Objective: Copy exactly the lines that run from the top of the listing to the line containing "var minorTicks = d3.range(0, 28).map(function(i)", both ends included, and omit the pictures.

** BEGIN Provided material **

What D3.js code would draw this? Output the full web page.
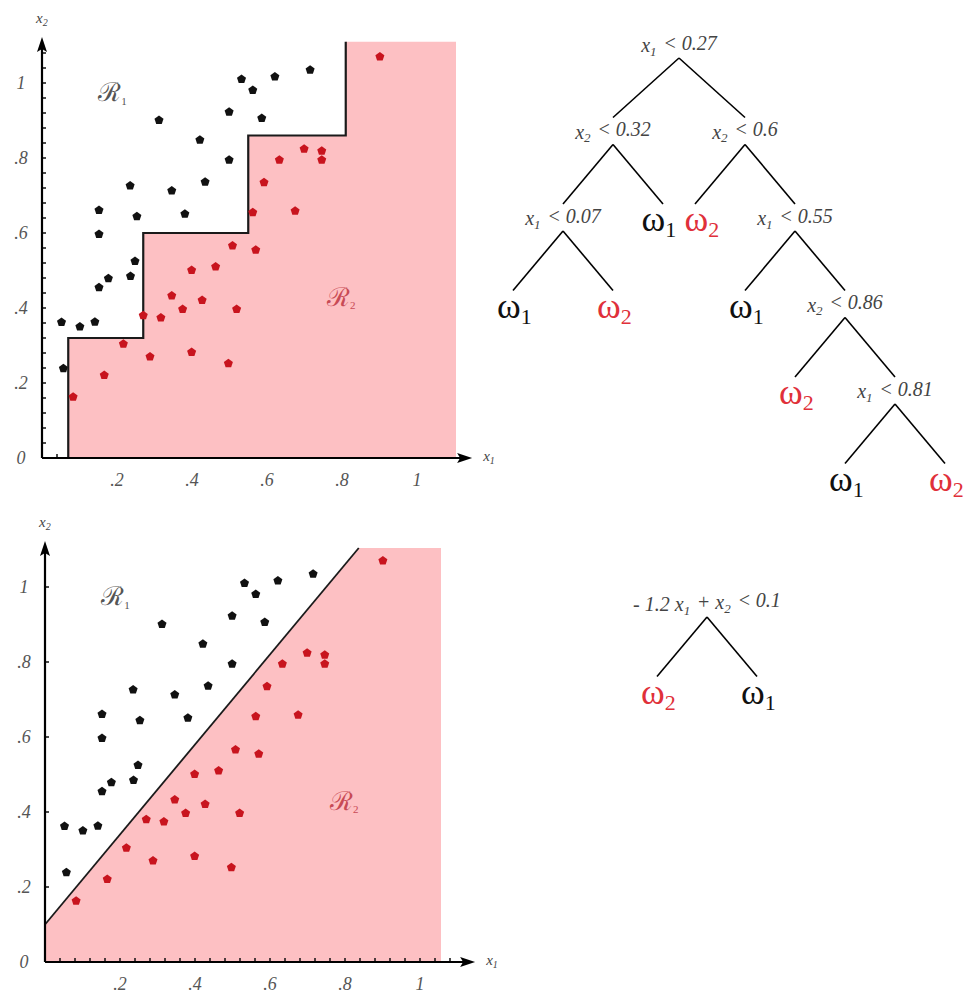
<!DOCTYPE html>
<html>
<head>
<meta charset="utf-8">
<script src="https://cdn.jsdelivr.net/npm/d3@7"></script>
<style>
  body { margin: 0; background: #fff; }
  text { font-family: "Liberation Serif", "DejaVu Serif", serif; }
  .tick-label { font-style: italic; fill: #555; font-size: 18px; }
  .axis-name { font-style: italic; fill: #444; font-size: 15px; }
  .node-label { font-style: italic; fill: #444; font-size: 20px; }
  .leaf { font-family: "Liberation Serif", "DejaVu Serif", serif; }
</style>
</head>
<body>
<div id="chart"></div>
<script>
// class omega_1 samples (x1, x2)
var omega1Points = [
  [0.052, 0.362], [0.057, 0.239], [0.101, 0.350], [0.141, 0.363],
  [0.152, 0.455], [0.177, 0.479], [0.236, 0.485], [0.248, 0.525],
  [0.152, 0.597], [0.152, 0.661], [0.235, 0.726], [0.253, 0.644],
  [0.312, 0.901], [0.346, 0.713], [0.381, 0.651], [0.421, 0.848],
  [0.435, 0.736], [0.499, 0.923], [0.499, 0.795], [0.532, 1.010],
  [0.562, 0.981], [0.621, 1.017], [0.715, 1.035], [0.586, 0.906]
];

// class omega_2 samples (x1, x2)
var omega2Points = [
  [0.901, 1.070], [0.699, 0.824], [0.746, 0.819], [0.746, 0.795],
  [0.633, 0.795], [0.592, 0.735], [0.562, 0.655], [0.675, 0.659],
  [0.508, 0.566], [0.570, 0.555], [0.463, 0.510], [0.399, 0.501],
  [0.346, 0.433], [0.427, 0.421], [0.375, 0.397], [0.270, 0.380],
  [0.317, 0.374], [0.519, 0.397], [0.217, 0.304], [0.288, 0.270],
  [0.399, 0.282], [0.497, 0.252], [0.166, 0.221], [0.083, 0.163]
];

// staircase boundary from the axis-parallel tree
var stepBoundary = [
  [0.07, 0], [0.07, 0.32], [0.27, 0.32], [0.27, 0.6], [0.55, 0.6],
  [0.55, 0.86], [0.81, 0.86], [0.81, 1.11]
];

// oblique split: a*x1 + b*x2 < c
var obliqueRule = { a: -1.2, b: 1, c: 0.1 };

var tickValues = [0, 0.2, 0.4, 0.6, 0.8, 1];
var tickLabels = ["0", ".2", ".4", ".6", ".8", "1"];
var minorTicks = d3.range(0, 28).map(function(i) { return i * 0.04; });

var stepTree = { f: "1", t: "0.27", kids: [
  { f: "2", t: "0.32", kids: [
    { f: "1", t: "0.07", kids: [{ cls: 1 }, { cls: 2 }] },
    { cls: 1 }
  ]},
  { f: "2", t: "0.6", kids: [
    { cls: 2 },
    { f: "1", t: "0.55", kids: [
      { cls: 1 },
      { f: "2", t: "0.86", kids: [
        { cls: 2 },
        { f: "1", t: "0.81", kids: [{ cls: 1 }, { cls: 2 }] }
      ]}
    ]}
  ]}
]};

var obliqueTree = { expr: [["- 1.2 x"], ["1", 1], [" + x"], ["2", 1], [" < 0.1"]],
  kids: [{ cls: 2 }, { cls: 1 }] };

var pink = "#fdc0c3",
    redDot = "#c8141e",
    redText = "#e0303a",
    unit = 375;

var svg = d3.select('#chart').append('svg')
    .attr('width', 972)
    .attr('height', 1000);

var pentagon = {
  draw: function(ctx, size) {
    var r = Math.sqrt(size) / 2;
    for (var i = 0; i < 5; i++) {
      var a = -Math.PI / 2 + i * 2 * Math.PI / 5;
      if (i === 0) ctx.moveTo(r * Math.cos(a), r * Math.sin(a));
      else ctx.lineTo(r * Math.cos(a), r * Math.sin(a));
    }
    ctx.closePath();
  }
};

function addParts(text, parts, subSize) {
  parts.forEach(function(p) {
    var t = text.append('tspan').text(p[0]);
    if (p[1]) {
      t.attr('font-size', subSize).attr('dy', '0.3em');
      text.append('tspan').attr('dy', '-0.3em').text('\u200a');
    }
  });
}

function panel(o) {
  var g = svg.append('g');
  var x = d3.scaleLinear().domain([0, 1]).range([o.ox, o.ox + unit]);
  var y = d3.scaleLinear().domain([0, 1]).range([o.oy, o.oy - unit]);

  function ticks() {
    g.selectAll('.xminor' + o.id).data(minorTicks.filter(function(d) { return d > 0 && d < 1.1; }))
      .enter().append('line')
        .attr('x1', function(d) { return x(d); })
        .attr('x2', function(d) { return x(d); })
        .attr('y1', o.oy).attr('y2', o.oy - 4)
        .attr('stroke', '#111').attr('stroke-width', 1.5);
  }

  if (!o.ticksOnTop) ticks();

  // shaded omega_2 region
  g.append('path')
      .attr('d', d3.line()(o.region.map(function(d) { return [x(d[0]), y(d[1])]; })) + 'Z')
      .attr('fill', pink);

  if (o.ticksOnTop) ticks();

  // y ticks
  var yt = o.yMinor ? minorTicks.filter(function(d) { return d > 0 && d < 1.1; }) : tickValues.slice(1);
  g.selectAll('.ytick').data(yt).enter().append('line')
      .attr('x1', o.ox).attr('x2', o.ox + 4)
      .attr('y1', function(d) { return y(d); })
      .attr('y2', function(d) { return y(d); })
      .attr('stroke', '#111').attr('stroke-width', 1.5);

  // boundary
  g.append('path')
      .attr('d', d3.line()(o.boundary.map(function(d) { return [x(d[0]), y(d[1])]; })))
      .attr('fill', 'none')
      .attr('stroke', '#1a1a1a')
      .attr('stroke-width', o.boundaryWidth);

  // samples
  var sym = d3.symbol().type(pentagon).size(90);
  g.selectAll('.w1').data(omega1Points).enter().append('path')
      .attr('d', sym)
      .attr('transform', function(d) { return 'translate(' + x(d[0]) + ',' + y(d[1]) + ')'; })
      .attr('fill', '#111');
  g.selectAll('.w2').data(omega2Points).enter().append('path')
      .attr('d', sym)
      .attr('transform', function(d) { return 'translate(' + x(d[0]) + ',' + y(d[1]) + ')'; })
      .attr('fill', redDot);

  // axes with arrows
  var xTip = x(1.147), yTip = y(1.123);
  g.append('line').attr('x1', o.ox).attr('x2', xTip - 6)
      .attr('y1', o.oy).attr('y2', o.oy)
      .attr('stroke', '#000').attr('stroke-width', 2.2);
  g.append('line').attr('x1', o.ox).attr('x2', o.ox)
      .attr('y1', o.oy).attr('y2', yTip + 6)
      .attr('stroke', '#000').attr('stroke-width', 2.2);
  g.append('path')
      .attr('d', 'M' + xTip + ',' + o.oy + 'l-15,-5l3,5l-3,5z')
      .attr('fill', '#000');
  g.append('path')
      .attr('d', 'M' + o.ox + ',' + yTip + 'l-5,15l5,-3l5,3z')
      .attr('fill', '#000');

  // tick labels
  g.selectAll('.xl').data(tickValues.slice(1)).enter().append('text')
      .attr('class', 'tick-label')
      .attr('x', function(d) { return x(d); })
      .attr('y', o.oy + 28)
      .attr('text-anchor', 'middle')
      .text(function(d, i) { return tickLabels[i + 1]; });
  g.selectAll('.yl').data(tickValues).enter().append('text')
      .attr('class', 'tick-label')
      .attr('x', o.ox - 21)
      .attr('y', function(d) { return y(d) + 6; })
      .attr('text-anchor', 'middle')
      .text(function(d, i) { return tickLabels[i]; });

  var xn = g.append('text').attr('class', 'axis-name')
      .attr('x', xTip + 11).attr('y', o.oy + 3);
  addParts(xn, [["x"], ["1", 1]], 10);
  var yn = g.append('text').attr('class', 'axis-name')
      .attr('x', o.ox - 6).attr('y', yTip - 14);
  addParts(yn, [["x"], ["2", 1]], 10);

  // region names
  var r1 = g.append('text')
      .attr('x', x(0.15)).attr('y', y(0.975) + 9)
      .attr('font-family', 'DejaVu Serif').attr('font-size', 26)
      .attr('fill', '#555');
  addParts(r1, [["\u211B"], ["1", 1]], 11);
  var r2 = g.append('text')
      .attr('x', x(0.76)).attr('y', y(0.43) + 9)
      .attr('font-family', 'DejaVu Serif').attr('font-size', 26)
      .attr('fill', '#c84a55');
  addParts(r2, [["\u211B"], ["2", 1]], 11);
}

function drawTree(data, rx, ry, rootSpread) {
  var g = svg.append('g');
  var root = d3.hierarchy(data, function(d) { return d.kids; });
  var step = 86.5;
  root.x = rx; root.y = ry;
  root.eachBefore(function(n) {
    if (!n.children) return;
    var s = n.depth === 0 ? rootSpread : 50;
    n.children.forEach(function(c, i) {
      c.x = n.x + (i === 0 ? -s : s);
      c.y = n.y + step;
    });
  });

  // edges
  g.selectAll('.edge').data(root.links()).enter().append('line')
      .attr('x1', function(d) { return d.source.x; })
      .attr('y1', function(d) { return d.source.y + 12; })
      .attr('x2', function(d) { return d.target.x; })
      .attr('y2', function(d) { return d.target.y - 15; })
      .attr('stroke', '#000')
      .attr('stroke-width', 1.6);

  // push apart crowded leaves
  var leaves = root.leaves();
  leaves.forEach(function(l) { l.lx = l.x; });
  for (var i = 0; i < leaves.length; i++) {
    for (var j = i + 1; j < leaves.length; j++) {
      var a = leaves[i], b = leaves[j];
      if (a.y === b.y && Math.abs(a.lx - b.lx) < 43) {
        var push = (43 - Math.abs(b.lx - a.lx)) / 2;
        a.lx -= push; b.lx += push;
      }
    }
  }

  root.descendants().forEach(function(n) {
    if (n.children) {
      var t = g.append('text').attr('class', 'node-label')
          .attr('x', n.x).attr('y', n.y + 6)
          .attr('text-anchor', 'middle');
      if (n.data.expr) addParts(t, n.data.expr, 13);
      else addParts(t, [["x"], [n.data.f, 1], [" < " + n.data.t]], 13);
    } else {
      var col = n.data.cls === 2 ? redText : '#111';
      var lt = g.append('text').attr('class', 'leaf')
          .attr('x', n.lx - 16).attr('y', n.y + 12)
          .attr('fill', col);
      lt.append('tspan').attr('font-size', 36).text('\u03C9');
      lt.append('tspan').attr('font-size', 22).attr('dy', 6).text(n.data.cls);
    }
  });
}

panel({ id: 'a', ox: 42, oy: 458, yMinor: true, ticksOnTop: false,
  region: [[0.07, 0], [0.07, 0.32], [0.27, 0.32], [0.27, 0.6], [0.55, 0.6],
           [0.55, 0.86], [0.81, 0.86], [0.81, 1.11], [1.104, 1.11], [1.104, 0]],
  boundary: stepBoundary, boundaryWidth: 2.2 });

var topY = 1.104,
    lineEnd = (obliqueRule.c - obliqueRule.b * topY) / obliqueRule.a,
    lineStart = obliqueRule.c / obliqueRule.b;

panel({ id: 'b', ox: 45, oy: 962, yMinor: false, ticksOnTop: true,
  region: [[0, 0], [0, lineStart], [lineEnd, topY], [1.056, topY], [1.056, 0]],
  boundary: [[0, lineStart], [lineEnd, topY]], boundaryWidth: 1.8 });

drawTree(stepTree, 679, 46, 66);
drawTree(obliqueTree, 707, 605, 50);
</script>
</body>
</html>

** END Provided material **

Solution:
What D3.js code would draw this? Output the full web page.
<!DOCTYPE html>
<html>
<head>
<meta charset="utf-8">
<script src="https://cdn.jsdelivr.net/npm/d3@7"></script>
<style>
  body { margin: 0; background: #fff; }
  text { font-family: "Liberation Serif", "DejaVu Serif", serif; }
  .tick-label { font-style: italic; fill: #555; font-size: 18px; }
  .axis-name { font-style: italic; fill: #444; font-size: 15px; }
  .node-label { font-style: italic; fill: #444; font-size: 20px; }
  .leaf { font-family: "Liberation Serif", "DejaVu Serif", serif; }
</style>
</head>
<body>
<div id="chart"></div>
<script>
// class omega_1 samples (x1, x2)
var omega1Points = [
  [0.052, 0.362], [0.057, 0.239], [0.101, 0.350], [0.141, 0.363],
  [0.152, 0.455], [0.177, 0.479], [0.236, 0.485], [0.248, 0.525],
  [0.152, 0.597], [0.152, 0.661], [0.235, 0.726], [0.253, 0.644],
  [0.312, 0.901], [0.346, 0.713], [0.381, 0.651], [0.421, 0.848],
  [0.435, 0.736], [0.499, 0.923], [0.499, 0.795], [0.532, 1.010],
  [0.562, 0.981], [0.621, 1.017], [0.715, 1.035], [0.586, 0.906]
];

// class omega_2 samples (x1, x2)
var omega2Points = [
  [0.901, 1.070], [0.699, 0.824], [0.746, 0.819], [0.746, 0.795],
  [0.633, 0.795], [0.592, 0.735], [0.562, 0.655], [0.675, 0.659],
  [0.508, 0.566], [0.570, 0.555], [0.463, 0.510], [0.399, 0.501],
  [0.346, 0.433], [0.427, 0.421], [0.375, 0.397], [0.270, 0.380],
  [0.317, 0.374], [0.519, 0.397], [0.217, 0.304], [0.288, 0.270],
  [0.399, 0.282], [0.497, 0.252], [0.166, 0.221], [0.083, 0.163]
];

// staircase boundary from the axis-parallel tree
var stepBoundary = [
  [0.07, 0], [0.07, 0.32], [0.27, 0.32], [0.27, 0.6], [0.55, 0.6],
  [0.55, 0.86], [0.81, 0.86], [0.81, 1.11]
];

// oblique split: a*x1 + b*x2 < c
var obliqueRule = { a: -1.2, b: 1, c: 0.1 };

var tickValues = [0, 0.2, 0.4, 0.6, 0.8, 1];
var tickLabels = ["0", ".2", ".4", ".6", ".8", "1"];
var minorTicks = d3.range(0, 28).map(function(i) { return i * 0.04; });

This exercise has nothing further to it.